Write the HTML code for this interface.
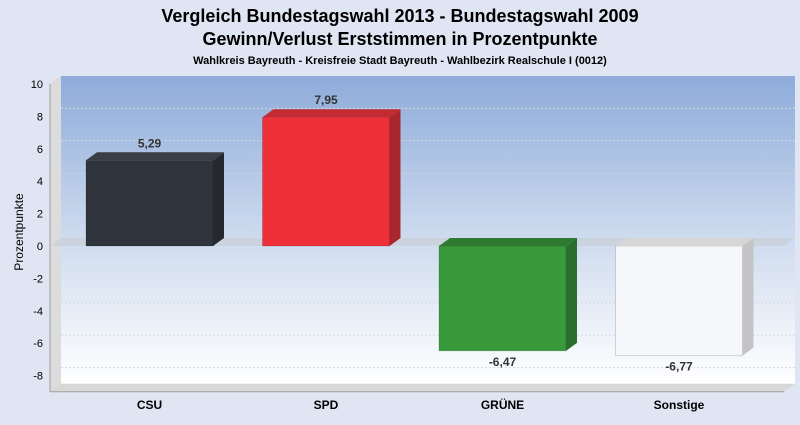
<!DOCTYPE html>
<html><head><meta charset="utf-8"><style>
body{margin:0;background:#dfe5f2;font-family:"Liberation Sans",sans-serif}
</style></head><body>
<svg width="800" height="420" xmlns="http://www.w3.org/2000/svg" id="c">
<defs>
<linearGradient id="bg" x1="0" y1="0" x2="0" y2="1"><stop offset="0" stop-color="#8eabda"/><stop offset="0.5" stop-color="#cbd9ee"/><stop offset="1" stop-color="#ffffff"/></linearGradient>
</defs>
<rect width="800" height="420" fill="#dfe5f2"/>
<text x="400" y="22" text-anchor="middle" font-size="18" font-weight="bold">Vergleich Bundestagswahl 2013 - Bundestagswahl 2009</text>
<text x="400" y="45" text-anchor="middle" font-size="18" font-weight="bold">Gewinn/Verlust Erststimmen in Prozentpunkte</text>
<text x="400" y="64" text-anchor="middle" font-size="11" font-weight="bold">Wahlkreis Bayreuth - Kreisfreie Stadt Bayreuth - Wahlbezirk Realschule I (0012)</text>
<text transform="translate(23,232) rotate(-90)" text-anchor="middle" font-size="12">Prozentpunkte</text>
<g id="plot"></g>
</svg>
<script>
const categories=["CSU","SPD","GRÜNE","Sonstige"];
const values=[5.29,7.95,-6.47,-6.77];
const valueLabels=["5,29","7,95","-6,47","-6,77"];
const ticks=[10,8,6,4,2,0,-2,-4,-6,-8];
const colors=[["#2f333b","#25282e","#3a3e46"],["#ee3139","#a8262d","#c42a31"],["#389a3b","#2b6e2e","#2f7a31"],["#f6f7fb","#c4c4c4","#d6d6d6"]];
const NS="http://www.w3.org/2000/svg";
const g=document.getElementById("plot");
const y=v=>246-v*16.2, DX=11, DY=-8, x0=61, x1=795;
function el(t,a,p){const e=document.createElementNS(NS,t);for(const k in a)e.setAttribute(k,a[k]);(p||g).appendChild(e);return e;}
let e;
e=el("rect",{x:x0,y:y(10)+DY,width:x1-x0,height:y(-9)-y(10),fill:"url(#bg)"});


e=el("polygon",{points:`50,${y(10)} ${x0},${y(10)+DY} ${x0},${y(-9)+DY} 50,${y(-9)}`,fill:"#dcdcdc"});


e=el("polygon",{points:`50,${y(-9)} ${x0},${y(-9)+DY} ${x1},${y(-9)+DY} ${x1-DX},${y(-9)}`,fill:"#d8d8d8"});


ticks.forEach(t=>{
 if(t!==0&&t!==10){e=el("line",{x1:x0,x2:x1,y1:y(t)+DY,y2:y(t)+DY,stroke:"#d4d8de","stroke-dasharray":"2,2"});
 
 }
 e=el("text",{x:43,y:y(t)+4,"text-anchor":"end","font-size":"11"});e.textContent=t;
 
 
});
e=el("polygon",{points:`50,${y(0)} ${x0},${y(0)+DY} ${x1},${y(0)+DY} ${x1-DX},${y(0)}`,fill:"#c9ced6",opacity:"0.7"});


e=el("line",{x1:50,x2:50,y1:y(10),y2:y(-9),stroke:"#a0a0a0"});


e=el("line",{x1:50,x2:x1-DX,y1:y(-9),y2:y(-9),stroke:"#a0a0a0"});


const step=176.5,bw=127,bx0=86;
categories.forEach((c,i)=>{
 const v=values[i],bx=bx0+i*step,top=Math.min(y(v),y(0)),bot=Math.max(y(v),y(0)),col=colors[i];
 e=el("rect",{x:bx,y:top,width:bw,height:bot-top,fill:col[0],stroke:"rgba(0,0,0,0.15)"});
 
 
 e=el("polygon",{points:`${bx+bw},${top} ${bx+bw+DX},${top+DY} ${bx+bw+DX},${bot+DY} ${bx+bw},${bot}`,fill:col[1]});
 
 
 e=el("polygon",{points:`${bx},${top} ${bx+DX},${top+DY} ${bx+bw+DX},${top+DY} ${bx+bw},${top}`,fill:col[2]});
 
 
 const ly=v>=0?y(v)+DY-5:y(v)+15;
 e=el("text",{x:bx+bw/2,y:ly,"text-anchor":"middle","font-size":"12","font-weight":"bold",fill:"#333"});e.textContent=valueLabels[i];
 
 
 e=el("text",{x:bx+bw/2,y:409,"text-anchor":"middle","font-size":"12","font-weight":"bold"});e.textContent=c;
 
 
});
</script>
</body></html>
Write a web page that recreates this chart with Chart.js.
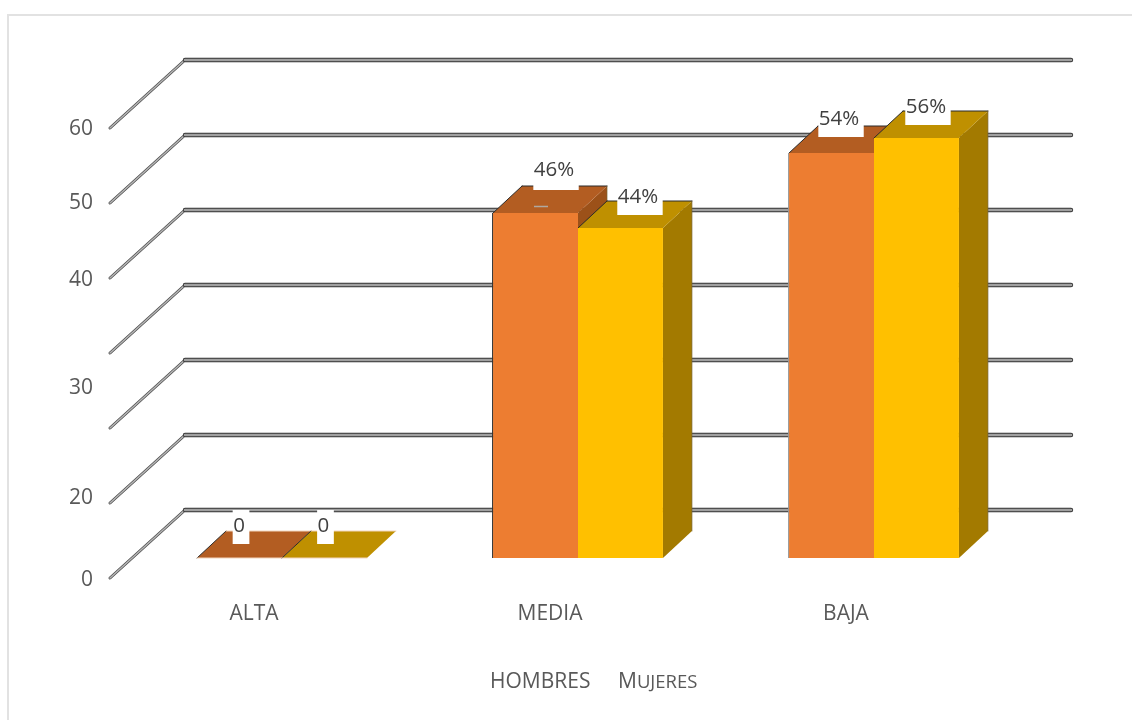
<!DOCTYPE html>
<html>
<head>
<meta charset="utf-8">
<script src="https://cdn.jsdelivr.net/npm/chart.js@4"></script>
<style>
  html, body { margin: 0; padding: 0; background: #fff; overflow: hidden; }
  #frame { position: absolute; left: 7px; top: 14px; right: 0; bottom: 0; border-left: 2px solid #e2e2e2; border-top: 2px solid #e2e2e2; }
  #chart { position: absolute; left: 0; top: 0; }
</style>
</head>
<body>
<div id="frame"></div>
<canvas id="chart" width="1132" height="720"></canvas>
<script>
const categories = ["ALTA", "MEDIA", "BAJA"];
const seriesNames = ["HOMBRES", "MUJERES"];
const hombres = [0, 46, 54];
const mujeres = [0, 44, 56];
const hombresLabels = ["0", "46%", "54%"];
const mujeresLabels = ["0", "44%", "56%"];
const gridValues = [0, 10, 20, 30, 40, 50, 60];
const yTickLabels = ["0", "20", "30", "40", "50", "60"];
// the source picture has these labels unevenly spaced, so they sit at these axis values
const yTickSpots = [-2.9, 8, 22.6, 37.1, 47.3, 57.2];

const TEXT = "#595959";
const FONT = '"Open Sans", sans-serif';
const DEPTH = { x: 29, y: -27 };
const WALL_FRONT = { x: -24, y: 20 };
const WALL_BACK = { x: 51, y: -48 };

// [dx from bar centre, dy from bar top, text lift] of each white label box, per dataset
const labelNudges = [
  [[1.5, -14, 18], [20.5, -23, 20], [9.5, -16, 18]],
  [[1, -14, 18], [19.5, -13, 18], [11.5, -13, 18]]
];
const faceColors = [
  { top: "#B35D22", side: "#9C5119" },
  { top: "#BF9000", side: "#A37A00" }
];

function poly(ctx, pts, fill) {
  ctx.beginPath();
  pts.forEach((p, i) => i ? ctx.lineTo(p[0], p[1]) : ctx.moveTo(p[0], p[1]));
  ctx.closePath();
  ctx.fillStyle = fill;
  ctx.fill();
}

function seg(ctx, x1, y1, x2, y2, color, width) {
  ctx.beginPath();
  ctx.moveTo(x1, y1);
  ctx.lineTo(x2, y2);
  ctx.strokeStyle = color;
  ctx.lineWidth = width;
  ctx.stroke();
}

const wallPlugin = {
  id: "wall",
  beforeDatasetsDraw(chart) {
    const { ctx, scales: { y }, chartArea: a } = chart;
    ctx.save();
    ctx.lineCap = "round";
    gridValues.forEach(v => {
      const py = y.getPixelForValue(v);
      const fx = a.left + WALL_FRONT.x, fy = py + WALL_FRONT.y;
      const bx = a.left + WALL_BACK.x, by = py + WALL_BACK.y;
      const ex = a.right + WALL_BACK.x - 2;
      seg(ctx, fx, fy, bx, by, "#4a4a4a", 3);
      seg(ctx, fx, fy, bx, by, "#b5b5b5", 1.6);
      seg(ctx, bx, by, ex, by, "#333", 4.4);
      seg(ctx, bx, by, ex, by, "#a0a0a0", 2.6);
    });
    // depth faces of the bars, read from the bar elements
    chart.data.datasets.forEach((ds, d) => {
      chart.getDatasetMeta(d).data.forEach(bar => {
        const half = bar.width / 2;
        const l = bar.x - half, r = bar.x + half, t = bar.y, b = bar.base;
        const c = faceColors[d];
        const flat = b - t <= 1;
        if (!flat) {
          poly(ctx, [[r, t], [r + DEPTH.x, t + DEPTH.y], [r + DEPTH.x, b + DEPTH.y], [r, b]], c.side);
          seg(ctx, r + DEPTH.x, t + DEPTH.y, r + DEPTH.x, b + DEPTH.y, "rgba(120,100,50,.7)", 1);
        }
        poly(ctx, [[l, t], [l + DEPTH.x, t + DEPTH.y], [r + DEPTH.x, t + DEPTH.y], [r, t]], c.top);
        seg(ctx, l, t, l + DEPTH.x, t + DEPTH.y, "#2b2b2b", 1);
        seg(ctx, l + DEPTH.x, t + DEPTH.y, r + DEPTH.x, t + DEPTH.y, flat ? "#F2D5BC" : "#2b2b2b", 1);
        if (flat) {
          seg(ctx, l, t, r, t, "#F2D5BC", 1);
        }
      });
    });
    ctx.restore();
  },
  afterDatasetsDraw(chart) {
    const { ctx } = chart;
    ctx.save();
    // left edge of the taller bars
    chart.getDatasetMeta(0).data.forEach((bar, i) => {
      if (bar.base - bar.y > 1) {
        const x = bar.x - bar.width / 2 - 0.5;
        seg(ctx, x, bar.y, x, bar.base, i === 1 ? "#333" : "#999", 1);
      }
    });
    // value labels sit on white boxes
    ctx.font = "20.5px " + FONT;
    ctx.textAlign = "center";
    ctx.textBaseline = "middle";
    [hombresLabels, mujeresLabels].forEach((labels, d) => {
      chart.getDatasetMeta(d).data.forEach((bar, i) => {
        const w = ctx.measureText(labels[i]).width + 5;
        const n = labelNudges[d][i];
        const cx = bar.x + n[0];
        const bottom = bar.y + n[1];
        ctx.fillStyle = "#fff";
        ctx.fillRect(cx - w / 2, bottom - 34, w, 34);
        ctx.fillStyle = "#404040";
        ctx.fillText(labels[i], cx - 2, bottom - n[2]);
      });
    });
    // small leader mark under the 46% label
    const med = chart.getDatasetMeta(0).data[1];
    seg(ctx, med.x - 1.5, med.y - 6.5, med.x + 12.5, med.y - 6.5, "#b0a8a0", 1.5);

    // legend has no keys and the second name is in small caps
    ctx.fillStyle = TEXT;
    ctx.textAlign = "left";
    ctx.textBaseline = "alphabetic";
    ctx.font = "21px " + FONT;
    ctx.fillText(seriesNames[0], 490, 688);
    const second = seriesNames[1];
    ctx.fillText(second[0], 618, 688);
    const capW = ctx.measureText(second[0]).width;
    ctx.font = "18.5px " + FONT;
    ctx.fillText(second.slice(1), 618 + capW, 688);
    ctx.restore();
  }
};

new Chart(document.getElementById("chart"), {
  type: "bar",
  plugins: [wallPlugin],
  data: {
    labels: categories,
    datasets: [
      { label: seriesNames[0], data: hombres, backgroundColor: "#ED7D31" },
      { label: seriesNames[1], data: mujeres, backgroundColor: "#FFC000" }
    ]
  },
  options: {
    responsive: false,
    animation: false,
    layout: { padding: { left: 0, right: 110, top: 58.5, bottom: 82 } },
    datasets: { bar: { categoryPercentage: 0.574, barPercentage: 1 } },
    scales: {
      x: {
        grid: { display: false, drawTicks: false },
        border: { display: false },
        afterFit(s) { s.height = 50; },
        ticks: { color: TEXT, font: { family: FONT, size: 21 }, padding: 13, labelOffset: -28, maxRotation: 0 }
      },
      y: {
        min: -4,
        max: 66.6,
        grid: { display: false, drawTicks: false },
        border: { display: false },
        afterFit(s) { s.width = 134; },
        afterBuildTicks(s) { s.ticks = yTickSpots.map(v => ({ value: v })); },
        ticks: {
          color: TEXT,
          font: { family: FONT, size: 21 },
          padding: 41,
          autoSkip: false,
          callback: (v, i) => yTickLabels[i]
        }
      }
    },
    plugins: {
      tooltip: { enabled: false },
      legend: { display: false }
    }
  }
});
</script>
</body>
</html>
* * *
*STATED TASK*
Copy all lines from the material that contain "Write".

*EXERCISE OUTPUT*
Write the HTML code for this interface.
Write a web page that recreates this chart with Chart.js.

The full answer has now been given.